> DATA FOR THE TASK
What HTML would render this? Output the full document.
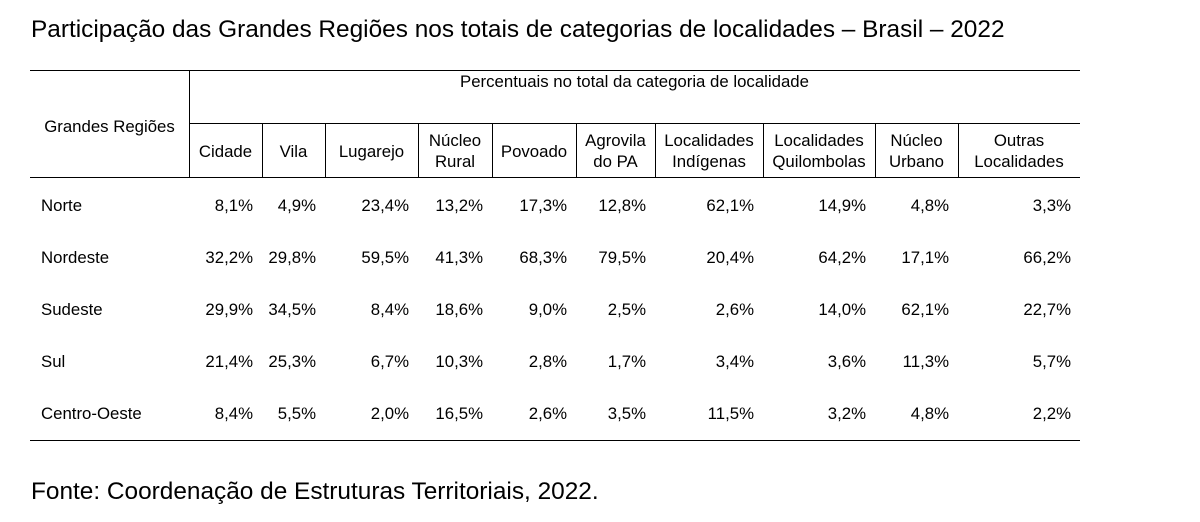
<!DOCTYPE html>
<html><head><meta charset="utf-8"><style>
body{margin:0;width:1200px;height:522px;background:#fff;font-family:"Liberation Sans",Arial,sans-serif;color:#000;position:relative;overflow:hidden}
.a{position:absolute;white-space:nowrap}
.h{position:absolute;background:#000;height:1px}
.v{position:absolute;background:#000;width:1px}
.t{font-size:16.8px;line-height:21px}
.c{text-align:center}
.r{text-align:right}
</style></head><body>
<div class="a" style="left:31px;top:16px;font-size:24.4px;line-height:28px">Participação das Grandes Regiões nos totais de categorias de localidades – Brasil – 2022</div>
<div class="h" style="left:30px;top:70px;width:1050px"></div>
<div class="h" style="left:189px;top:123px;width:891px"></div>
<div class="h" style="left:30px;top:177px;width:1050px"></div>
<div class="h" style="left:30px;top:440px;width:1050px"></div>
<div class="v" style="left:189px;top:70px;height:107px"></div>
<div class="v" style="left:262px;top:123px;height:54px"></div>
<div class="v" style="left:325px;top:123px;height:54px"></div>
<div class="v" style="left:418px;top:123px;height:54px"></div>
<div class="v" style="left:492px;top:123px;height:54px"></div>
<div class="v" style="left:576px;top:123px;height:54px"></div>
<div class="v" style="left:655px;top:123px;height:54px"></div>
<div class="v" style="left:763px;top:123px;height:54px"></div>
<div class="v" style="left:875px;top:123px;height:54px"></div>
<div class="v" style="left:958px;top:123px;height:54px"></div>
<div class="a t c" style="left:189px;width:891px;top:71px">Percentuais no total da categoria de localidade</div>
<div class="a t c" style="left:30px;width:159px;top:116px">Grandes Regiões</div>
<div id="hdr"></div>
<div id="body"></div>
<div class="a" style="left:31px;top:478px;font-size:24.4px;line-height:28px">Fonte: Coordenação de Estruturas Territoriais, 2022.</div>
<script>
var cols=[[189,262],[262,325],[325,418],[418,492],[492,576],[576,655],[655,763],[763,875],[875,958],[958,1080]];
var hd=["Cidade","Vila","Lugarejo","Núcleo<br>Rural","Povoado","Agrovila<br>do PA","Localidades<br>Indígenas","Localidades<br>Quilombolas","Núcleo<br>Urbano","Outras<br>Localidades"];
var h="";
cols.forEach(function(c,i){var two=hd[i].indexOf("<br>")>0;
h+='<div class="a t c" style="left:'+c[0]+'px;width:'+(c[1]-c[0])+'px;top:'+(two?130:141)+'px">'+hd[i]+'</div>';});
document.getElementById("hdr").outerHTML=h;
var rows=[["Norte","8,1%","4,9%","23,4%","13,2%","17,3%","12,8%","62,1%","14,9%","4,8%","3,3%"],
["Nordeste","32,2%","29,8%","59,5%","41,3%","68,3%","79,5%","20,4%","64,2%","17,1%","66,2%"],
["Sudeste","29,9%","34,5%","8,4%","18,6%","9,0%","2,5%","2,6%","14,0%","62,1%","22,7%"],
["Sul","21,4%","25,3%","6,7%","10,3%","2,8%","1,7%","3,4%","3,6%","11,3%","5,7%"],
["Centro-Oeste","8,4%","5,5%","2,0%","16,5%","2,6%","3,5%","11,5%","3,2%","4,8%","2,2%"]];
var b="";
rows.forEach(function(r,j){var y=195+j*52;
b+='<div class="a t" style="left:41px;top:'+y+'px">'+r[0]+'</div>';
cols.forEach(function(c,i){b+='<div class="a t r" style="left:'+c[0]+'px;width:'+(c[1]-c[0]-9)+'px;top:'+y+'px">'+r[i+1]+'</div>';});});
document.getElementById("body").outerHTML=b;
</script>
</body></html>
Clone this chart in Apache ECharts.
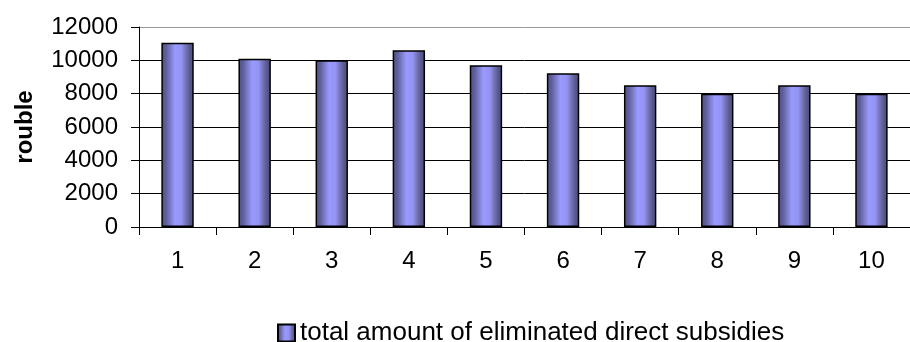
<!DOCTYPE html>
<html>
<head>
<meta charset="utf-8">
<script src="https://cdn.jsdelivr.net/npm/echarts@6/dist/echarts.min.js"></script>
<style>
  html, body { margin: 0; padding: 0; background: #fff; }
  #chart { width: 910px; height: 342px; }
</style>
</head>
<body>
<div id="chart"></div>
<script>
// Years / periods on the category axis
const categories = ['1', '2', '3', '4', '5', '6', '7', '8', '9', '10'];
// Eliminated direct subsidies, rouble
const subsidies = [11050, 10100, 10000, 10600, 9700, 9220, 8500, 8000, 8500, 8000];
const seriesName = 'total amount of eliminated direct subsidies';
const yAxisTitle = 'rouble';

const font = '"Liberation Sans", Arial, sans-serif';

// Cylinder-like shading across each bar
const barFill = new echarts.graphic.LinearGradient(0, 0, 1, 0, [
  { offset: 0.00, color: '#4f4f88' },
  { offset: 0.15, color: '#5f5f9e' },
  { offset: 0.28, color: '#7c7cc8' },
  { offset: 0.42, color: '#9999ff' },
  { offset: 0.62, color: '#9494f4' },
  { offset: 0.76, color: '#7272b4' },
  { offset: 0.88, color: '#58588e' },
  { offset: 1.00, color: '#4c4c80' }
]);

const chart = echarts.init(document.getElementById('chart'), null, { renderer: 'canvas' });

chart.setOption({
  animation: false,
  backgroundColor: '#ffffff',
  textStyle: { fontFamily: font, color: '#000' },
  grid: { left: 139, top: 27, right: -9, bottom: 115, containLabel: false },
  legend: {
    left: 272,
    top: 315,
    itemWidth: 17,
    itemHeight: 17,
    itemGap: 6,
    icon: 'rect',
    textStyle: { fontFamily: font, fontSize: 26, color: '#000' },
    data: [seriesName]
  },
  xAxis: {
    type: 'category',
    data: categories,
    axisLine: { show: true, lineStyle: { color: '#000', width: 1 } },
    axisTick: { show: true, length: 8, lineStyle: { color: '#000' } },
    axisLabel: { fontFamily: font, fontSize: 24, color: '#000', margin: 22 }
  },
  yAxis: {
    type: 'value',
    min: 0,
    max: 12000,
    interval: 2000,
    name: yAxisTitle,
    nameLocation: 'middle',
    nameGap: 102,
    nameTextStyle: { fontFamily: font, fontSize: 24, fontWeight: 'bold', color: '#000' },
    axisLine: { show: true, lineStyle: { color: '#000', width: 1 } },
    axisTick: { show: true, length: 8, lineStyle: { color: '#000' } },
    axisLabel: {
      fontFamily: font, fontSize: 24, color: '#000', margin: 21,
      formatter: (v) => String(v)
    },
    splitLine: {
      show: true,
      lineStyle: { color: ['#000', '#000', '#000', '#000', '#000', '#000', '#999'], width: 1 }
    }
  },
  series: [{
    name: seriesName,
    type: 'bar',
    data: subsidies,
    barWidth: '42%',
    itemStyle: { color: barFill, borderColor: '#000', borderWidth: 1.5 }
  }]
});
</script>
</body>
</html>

> REQUIRED TASK
Copy every line of the data word for word, omitting the images.

> SOLUTION
What HTML would render this? Output the full document.
<!DOCTYPE html>
<html><head><meta charset="utf-8"><style>
body{margin:0;width:1200px;height:522px;background:#fff;font-family:"Liberation Sans",Arial,sans-serif;color:#000;position:relative;overflow:hidden}
.a{position:absolute;white-space:nowrap}
.h{position:absolute;background:#000;height:1px}
.v{position:absolute;background:#000;width:1px}
.t{font-size:16.8px;line-height:21px}
.c{text-align:center}
.r{text-align:right}
</style></head><body>
<div class="a" style="left:31px;top:16px;font-size:24.4px;line-height:28px">Participação das Grandes Regiões nos totais de categorias de localidades – Brasil – 2022</div>
<div class="h" style="left:30px;top:70px;width:1050px"></div>
<div class="h" style="left:189px;top:123px;width:891px"></div>
<div class="h" style="left:30px;top:177px;width:1050px"></div>
<div class="h" style="left:30px;top:440px;width:1050px"></div>
<div class="v" style="left:189px;top:70px;height:107px"></div>
<div class="v" style="left:262px;top:123px;height:54px"></div>
<div class="v" style="left:325px;top:123px;height:54px"></div>
<div class="v" style="left:418px;top:123px;height:54px"></div>
<div class="v" style="left:492px;top:123px;height:54px"></div>
<div class="v" style="left:576px;top:123px;height:54px"></div>
<div class="v" style="left:655px;top:123px;height:54px"></div>
<div class="v" style="left:763px;top:123px;height:54px"></div>
<div class="v" style="left:875px;top:123px;height:54px"></div>
<div class="v" style="left:958px;top:123px;height:54px"></div>
<div class="a t c" style="left:189px;width:891px;top:71px">Percentuais no total da categoria de localidade</div>
<div class="a t c" style="left:30px;width:159px;top:116px">Grandes Regiões</div>
<div id="hdr"></div>
<div id="body"></div>
<div class="a" style="left:31px;top:478px;font-size:24.4px;line-height:28px">Fonte: Coordenação de Estruturas Territoriais, 2022.</div>
<script>
var cols=[[189,262],[262,325],[325,418],[418,492],[492,576],[576,655],[655,763],[763,875],[875,958],[958,1080]];
var hd=["Cidade","Vila","Lugarejo","Núcleo<br>Rural","Povoado","Agrovila<br>do PA","Localidades<br>Indígenas","Localidades<br>Quilombolas","Núcleo<br>Urbano","Outras<br>Localidades"];
var h="";
cols.forEach(function(c,i){var two=hd[i].indexOf("<br>")>0;
h+='<div class="a t c" style="left:'+c[0]+'px;width:'+(c[1]-c[0])+'px;top:'+(two?130:141)+'px">'+hd[i]+'</div>';});
document.getElementById("hdr").outerHTML=h;
var rows=[["Norte","8,1%","4,9%","23,4%","13,2%","17,3%","12,8%","62,1%","14,9%","4,8%","3,3%"],
["Nordeste","32,2%","29,8%","59,5%","41,3%","68,3%","79,5%","20,4%","64,2%","17,1%","66,2%"],
["Sudeste","29,9%","34,5%","8,4%","18,6%","9,0%","2,5%","2,6%","14,0%","62,1%","22,7%"],
["Sul","21,4%","25,3%","6,7%","10,3%","2,8%","1,7%","3,4%","3,6%","11,3%","5,7%"],
["Centro-Oeste","8,4%","5,5%","2,0%","16,5%","2,6%","3,5%","11,5%","3,2%","4,8%","2,2%"]];
var b="";
rows.forEach(function(r,j){var y=195+j*52;
b+='<div class="a t" style="left:41px;top:'+y+'px">'+r[0]+'</div>';
cols.forEach(function(c,i){b+='<div class="a t r" style="left:'+c[0]+'px;width:'+(c[1]-c[0]-9)+'px;top:'+y+'px">'+r[i+1]+'</div>';});});
document.getElementById("body").outerHTML=b;
</script>
</body></html>
Clone this chart in Apache ECharts.
<!DOCTYPE html>
<html>
<head>
<meta charset="utf-8">
<script src="https://cdn.jsdelivr.net/npm/echarts@6/dist/echarts.min.js"></script>
<style>
  html, body { margin: 0; padding: 0; background: #fff; }
  #chart { width: 910px; height: 342px; }
</style>
</head>
<body>
<div id="chart"></div>
<script>
// Years / periods on the category axis
const categories = ['1', '2', '3', '4', '5', '6', '7', '8', '9', '10'];
// Eliminated direct subsidies, rouble
const subsidies = [11050, 10100, 10000, 10600, 9700, 9220, 8500, 8000, 8500, 8000];
const seriesName = 'total amount of eliminated direct subsidies';
const yAxisTitle = 'rouble';

const font = '"Liberation Sans", Arial, sans-serif';

// Cylinder-like shading across each bar
const barFill = new echarts.graphic.LinearGradient(0, 0, 1, 0, [
  { offset: 0.00, color: '#4f4f88' },
  { offset: 0.15, color: '#5f5f9e' },
  { offset: 0.28, color: '#7c7cc8' },
  { offset: 0.42, color: '#9999ff' },
  { offset: 0.62, color: '#9494f4' },
  { offset: 0.76, color: '#7272b4' },
  { offset: 0.88, color: '#58588e' },
  { offset: 1.00, color: '#4c4c80' }
]);

const chart = echarts.init(document.getElementById('chart'), null, { renderer: 'canvas' });

chart.setOption({
  animation: false,
  backgroundColor: '#ffffff',
  textStyle: { fontFamily: font, color: '#000' },
  grid: { left: 139, top: 27, right: -9, bottom: 115, containLabel: false },
  legend: {
    left: 272,
    top: 315,
    itemWidth: 17,
    itemHeight: 17,
    itemGap: 6,
    icon: 'rect',
    textStyle: { fontFamily: font, fontSize: 26, color: '#000' },
    data: [seriesName]
  },
  xAxis: {
    type: 'category',
    data: categories,
    axisLine: { show: true, lineStyle: { color: '#000', width: 1 } },
    axisTick: { show: true, length: 8, lineStyle: { color: '#000' } },
    axisLabel: { fontFamily: font, fontSize: 24, color: '#000', margin: 22 }
  },
  yAxis: {
    type: 'value',
    min: 0,
    max: 12000,
    interval: 2000,
    name: yAxisTitle,
    nameLocation: 'middle',
    nameGap: 102,
    nameTextStyle: { fontFamily: font, fontSize: 24, fontWeight: 'bold', color: '#000' },
    axisLine: { show: true, lineStyle: { color: '#000', width: 1 } },
    axisTick: { show: true, length: 8, lineStyle: { color: '#000' } },
    axisLabel: {
      fontFamily: font, fontSize: 24, color: '#000', margin: 21,
      formatter: (v) => String(v)
    },
    splitLine: {
      show: true,
      lineStyle: { color: ['#000', '#000', '#000', '#000', '#000', '#000', '#999'], width: 1 }
    }
  },
  series: [{
    name: seriesName,
    type: 'bar',
    data: subsidies,
    barWidth: '42%',
    itemStyle: { color: barFill, borderColor: '#000', borderWidth: 1.5 }
  }]
});
</script>
</body>
</html>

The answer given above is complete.